Tuesday, February 4, 2014

52 Weeks of Sharing Memories - Naughty Things I Did as a Kid

Lorine McGinnis Schulze at Olive Tree Genealogy has challenged us to keep a weekly journal of our own memories in 52 Weeks of Writing our Memories for our future generations. This will be a good way for me to record what little I still remember! There are several naughty things that I did as a kid, so I had trouble picking one. I'm sure my family can remind me of a few more.

Once, when we were both little, my brother Andy called our mom a bad word. I said, "Say it again!" We both got our mouths washed out with soap. I was sent to my room several times as a kid for being sassy or for not minding. I would hide vegetables in my milk or tea, or scoot them around on my plate, or hide them in my napkin to make it look like I had eaten some and then lie to my mom that I ate them. (My mom was wise to all of my tricks.) I would sometimes pretend to be sick so I could stay home from school.
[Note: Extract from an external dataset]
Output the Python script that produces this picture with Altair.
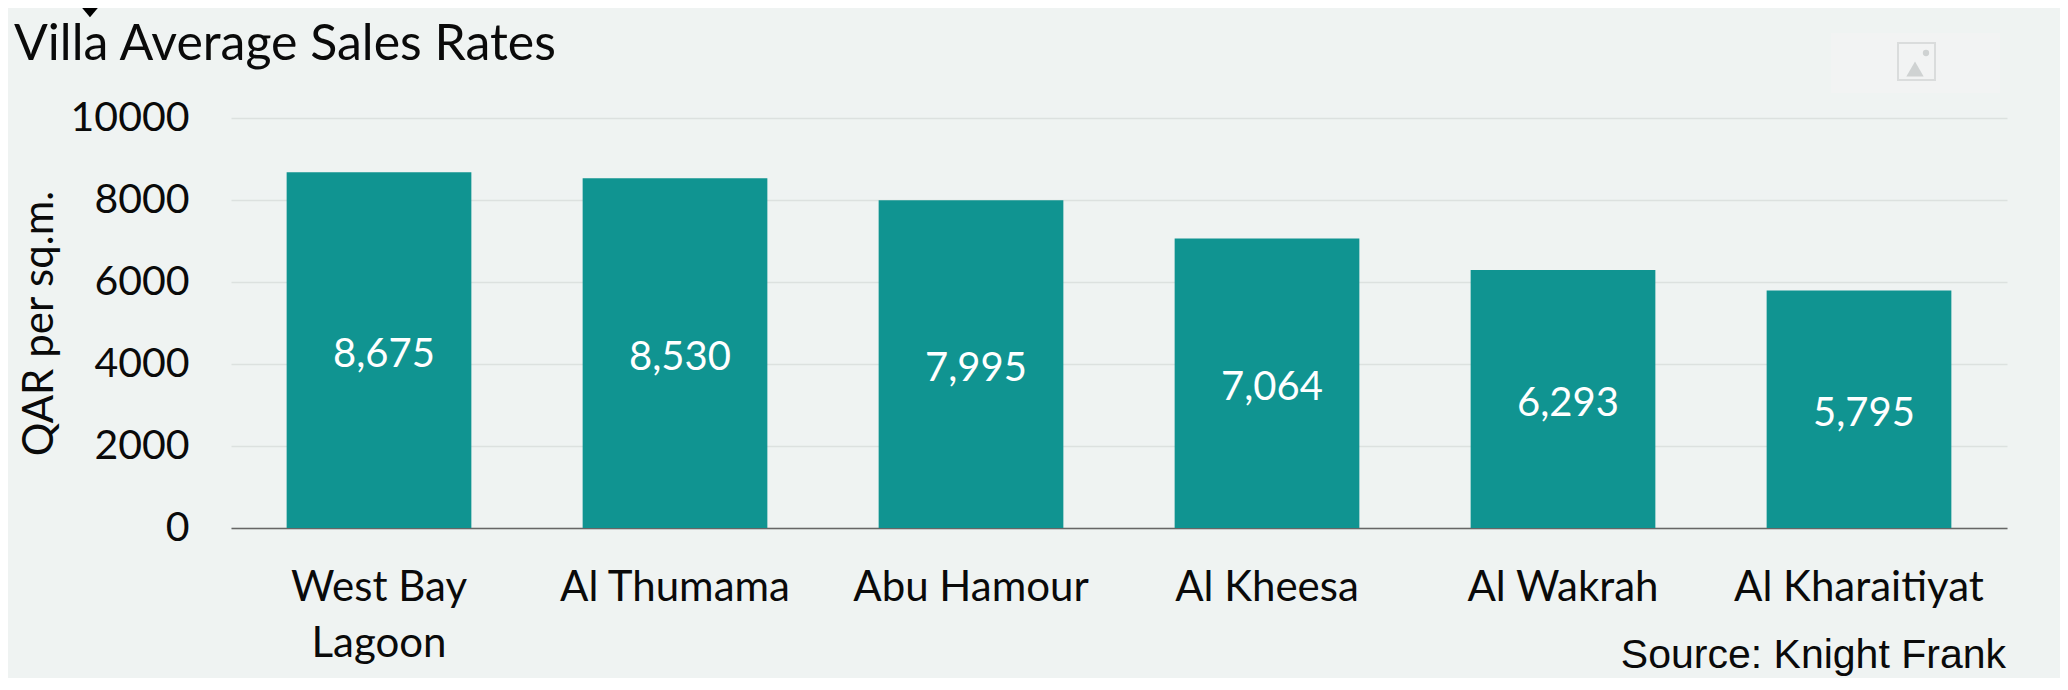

My mom said she always knew when we were faking, but since we put on such a good show of it, she figured we needed a break from school and would let us stay home.

My brother Andy, my dad Albert, and me at the J. T. Roberts house in 1957. I'm wearing such a big pout on my face, it has to be fake! Looks like my dad was having trouble corralling my brother for a photo.

One summer, when I was 15 or 16, I decided to wash my dad's red Buick Skylark. Rather than using the mild dish detergent we always used, I decided it would be better to clean his dirty car with laundry detergent (or maybe it was Comet). I scrubbed and scrubbed and rinsed his car, so proud of myself. Until it dried, that is. I had scrubbed off the shine. I was so shocked, I didn't know what to do. So with my face fire-hot red and my heart pounding, I quietly put up the cleaning supplies and slipped into the house. Later when my dad saw his car, he asked what happened to it. "I don't know," I lied. He said he just didn't understand what could have happened. Was he waiting for me to confess? I don't remember him even getting mad or saying anything else about it.

At Jekyll Island, Georgia, in the early 1970s.

My dad had to know that I was the culprit. Maybe he was just pleased that I made the small gesture of washing his car even though it turned out to be such a disaster! He drove it around like that for several years and then traded it in. I only recently confessed to this naughty deed to my sister Helen. I never told my dad that I was the one who ruined the finish on his car.